- WORK REQUIRED: Print exactly the lines from the first one down to the line containing "overlay.patch.set_alpha(0)", both ends included, with no pictures and nothing else.

- DATA SHOWN:
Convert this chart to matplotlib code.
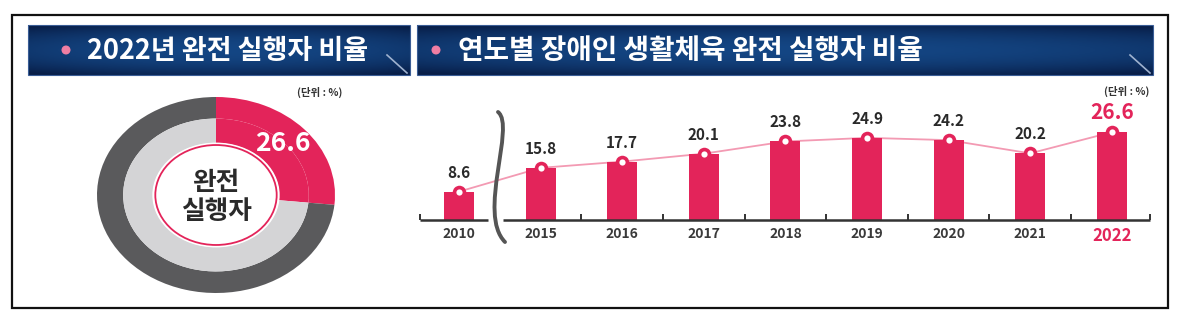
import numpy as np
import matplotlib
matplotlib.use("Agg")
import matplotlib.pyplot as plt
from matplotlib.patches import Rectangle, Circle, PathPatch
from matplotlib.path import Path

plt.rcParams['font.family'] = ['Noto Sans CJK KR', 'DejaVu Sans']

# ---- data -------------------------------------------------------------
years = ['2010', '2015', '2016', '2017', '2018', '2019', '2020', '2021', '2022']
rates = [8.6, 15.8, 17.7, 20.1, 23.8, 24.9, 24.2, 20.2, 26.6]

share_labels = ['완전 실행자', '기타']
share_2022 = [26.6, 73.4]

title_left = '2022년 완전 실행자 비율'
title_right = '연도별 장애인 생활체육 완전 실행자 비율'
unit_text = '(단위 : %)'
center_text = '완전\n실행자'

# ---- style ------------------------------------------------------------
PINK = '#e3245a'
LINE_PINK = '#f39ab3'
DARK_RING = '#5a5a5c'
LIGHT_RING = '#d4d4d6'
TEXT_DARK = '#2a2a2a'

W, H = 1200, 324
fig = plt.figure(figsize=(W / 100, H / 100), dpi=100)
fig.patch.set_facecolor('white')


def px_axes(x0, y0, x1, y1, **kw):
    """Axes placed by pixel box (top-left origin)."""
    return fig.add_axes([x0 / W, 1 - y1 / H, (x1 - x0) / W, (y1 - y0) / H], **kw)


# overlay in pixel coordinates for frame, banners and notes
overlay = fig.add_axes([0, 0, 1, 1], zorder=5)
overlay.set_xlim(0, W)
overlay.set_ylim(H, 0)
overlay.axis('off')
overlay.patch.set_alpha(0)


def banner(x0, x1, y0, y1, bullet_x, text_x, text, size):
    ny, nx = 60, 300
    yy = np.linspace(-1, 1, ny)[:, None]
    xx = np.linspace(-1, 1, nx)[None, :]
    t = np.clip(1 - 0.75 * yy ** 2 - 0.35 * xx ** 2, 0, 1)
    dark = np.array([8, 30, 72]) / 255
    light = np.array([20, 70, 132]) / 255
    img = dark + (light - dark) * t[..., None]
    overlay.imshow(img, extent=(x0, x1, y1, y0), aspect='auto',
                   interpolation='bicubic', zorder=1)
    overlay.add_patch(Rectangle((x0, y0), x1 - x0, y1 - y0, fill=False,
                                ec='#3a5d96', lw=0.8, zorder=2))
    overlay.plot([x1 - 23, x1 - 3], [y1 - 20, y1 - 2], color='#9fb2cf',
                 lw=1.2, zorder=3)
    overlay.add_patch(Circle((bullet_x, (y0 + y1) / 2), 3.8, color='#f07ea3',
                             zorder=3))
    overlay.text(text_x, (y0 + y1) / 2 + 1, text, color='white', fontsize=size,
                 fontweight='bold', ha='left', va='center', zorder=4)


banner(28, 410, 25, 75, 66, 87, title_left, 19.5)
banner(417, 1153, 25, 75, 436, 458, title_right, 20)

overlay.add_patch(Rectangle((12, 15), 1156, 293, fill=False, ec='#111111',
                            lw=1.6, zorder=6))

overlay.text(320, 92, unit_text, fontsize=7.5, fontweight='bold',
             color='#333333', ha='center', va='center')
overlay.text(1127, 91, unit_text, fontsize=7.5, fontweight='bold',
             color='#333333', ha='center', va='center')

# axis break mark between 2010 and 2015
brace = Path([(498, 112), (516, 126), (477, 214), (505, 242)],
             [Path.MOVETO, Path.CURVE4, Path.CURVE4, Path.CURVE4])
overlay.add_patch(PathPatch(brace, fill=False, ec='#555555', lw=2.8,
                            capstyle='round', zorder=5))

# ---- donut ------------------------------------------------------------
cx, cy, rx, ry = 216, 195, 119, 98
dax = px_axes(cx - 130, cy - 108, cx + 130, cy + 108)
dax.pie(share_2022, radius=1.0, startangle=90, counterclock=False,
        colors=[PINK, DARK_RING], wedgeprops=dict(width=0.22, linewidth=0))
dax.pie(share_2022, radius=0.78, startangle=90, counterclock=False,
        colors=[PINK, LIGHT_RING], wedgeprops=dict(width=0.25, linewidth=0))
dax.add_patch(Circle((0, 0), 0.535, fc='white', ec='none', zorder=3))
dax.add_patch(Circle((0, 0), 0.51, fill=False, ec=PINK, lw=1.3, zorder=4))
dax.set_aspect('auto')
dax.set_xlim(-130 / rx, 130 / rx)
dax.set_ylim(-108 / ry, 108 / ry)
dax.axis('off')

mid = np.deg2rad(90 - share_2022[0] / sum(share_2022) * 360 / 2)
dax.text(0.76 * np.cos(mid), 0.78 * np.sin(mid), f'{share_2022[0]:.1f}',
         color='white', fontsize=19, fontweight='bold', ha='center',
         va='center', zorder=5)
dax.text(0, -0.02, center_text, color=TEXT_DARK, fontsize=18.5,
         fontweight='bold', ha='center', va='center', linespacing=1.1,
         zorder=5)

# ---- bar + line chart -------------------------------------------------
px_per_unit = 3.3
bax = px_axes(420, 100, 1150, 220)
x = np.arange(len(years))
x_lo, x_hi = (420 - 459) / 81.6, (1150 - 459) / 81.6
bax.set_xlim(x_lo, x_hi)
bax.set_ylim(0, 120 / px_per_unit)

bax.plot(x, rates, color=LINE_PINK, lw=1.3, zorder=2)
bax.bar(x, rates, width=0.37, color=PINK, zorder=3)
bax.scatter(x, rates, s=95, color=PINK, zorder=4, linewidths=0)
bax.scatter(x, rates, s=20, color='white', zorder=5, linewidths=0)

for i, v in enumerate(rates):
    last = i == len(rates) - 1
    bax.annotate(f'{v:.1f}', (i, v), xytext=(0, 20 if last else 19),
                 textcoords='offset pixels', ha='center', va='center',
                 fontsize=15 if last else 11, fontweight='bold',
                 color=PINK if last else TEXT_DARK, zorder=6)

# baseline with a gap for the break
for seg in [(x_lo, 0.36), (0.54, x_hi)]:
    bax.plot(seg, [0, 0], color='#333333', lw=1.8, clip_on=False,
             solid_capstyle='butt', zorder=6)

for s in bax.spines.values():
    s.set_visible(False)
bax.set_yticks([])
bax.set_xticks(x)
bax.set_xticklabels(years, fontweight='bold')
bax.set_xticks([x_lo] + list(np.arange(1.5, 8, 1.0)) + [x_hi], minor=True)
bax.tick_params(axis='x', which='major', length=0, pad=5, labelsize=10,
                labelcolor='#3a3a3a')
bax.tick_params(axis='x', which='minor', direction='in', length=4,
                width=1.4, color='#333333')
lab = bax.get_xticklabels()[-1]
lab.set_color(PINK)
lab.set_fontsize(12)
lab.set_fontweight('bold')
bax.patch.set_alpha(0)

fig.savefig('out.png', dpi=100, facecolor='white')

- WRITTEN ANSWER:
Convert this chart to matplotlib code.
import numpy as np
import matplotlib
matplotlib.use("Agg")
import matplotlib.pyplot as plt
from matplotlib.patches import Rectangle, Circle, PathPatch
from matplotlib.path import Path

plt.rcParams['font.family'] = ['Noto Sans CJK KR', 'DejaVu Sans']

# ---- data -------------------------------------------------------------
years = ['2010', '2015', '2016', '2017', '2018', '2019', '2020', '2021', '2022']
rates = [8.6, 15.8, 17.7, 20.1, 23.8, 24.9, 24.2, 20.2, 26.6]

share_labels = ['완전 실행자', '기타']
share_2022 = [26.6, 73.4]

title_left = '2022년 완전 실행자 비율'
title_right = '연도별 장애인 생활체육 완전 실행자 비율'
unit_text = '(단위 : %)'
center_text = '완전\n실행자'

# ---- style ------------------------------------------------------------
PINK = '#e3245a'
LINE_PINK = '#f39ab3'
DARK_RING = '#5a5a5c'
LIGHT_RING = '#d4d4d6'
TEXT_DARK = '#2a2a2a'

W, H = 1200, 324
fig = plt.figure(figsize=(W / 100, H / 100), dpi=100)
fig.patch.set_facecolor('white')


def px_axes(x0, y0, x1, y1, **kw):
    """Axes placed by pixel box (top-left origin)."""
    return fig.add_axes([x0 / W, 1 - y1 / H, (x1 - x0) / W, (y1 - y0) / H], **kw)


# overlay in pixel coordinates for frame, banners and notes
overlay = fig.add_axes([0, 0, 1, 1], zorder=5)
overlay.set_xlim(0, W)
overlay.set_ylim(H, 0)
overlay.axis('off')
overlay.patch.set_alpha(0)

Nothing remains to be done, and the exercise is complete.